In this case, you can’t blame President Obama for failing to meet expectations. After all, al-Aswany apparently anticipated that Obama would not only blame Israel for its counterattack on Gaza, but would further support Hamas’s rocket attacks as “resistance.” Only a fiction writer (and Stephen Walt) could possibly see such a scenario as possible, let alone morally just.
Still, there is a greater tragedy in al-Aswany’s op-ed – namely, that the Egyptian novelist has favored the Palestinian issue over the plight of his 75 million compatriots, who are struggling under brutal authoritarianism. This is part of a broader trend: non-Islamist Egyptian dissidents, having lost faith that anything will change in Egyptian politics, have increasingly sought a voice through the Palestinian issue.

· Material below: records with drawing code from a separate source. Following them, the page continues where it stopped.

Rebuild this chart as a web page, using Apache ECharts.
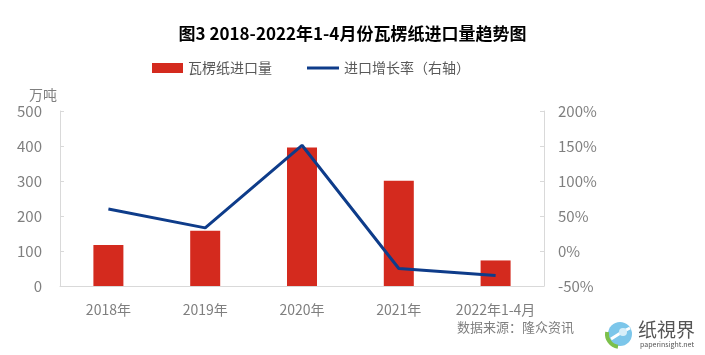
<!DOCTYPE html>
<html><head><meta charset="utf-8">
<script src="https://cdn.jsdelivr.net/npm/echarts@6/dist/echarts.min.js"></script>
<style>html,body{margin:0;padding:0;background:#fff}#c{width:705px;height:355px}</style>
</head><body><div id="c"></div>
<script>
const categories = ['2018年', '2019年', '2020年', '2021年', '2022年1-4月'];
const importVolume = [117, 158, 396, 301, 73];
const growthRate = [60, 33, 151, -25, -35];
const leftTicks = [0, 100, 200, 300, 400, 500];
const rightTicks = [-50, 0, 50, 100, 150, 200];

const FONT = '"Noto Sans CJK SC", "Noto Sans", sans-serif';
const legendText = { fontSize: 14, color: '#595959', fontFamily: FONT };
const chart = echarts.init(document.getElementById('c'));
chart.setOption({
  animation: false,
  textStyle: { fontFamily: FONT },
  title: {
    text: '图3 2018-2022年1-4月份瓦楞纸进口量趋势图',
    left: 'center', top: 20,
    textStyle: { fontSize: 17, fontWeight: 'bold', color: '#000', fontFamily: FONT }
  },
  legend: [
    {
      top: 61, left: 152, padding: 0,
      textStyle: legendText,
      data: [{ name: '瓦楞纸进口量', icon: 'rect', itemStyle: { color: '#D42A1E' } }],
      itemWidth: 31, itemHeight: 10
    },
    {
      top: 61, left: 307, padding: 0,
      textStyle: legendText,
      data: [{ name: '进口增长率（右轴）', icon: 'rect', itemStyle: { color: '#0E3C8A' } }],
      itemWidth: 32, itemHeight: 3
    }
  ],
  grid: { left: 60, right: 161, top: 111, bottom: 69 },
  xAxis: {
    type: 'category', data: categories,
    axisLine: { lineStyle: { color: '#d9d9d9', width: 1 } },
    axisTick: { show: false },
    axisLabel: { color: '#7f7f7f', fontSize: 14, margin: 17, interval: 0, fontFamily: FONT }
  },
  yAxis: [
    {
      type: 'value', min: leftTicks[0], max: leftTicks[leftTicks.length - 1], interval: 100,
      name: '万吨', nameGap: 9, nameTextStyle: { color: '#7f7f7f', fontSize: 14, align: 'right', padding: [0, 3, 0, 0] },
      axisLine: { show: true, lineStyle: { color: '#d9d9d9' } },
      axisTick: { show: true, inside: true, length: 4, lineStyle: { color: '#d9d9d9' } },
      splitLine: { show: false },
      axisLabel: { color: '#7f7f7f', fontSize: 15, margin: 18, fontFamily: FONT }
    },
    {
      type: 'value', min: rightTicks[0], max: rightTicks[rightTicks.length - 1], interval: 50,
      position: 'right',
      axisLine: { show: true, lineStyle: { color: '#d9d9d9' } },
      axisTick: { show: true, inside: true, length: 4, lineStyle: { color: '#d9d9d9' } },
      splitLine: { show: false },
      axisLabel: { color: '#7f7f7f', fontSize: 15, margin: 14, formatter: '{value}%', fontFamily: FONT }
    }
  ],
  series: [
    {
      name: '瓦楞纸进口量', type: 'bar', data: importVolume, barWidth: 30,
      itemStyle: { color: '#D42A1E' }
    },
    {
      name: '进口增长率（右轴）', type: 'line', yAxisIndex: 1, data: growthRate,
      symbol: 'none', lineStyle: { color: '#0E3C8A', width: 3 }, itemStyle: { color: '#0E3C8A' }
    }
  ],
  graphic: [
    { type: 'text', left: 457, top: 321, style: { text: '数据来源：隆众资讯', fill: '#7f7f7f', font: '13px ' + FONT } },
    { type: 'circle', shape: { cx: 620, cy: 334, r: 12 }, style: { fill: '#7cc6ea' } },
    { type: 'polyline', shape: { points: [[611, 339], [622, 332], [630, 328]] }, style: { stroke: '#fff', lineWidth: 3, fill: 'none' } },
    { type: 'circle', shape: { cx: 623, cy: 332, r: 4 }, style: { fill: '#d6eef9' } },
    { type: 'arc', shape: { cx: 620, cy: 334, r: 13, startAngle: Math.PI * 0.55, endAngle: Math.PI * 1.05 }, style: { stroke: '#7cc04b', lineWidth: 4, fill: 'none' } },
    { type: 'text', left: 638, top: 320, style: { text: '纸視界', fill: '#555', font: '19px ' + FONT } },
    { type: 'text', left: 640, top: 341, style: { text: 'paperinsight.net', fill: '#555', font: '7px ' + FONT } }
  ]
});
</script></body></html>
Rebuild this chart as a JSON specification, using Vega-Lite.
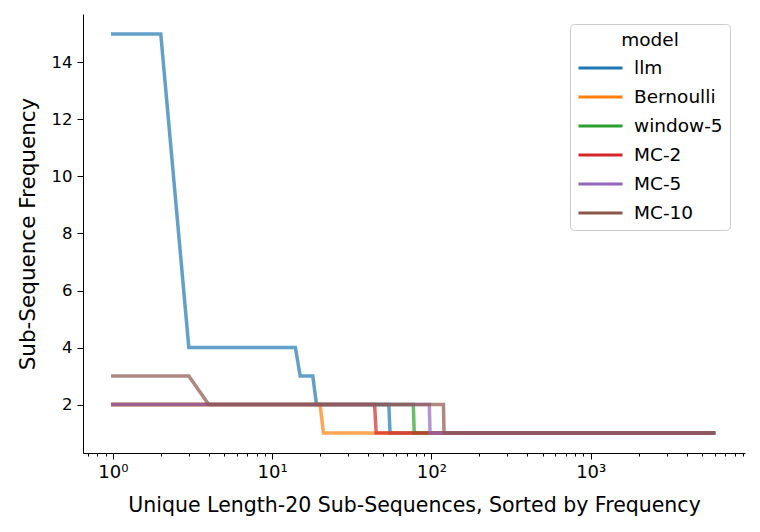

Of course, the Egyptian regime welcomes this shift in advocacy: it knows that pro-Palestinian rants such as al-Aswany’s discredit its detractors to American policymakers, which is why the regime only allows dissidents to achieve prominence when they are staunchly anti-Israel.
In turn, al-Aswany has produced a mammoth failure in his New York Times debut: not only will his op-ed fail to generate U.S. support for Hamas, but it will also reinforce support for the very regime that keeps him in its crosshairs.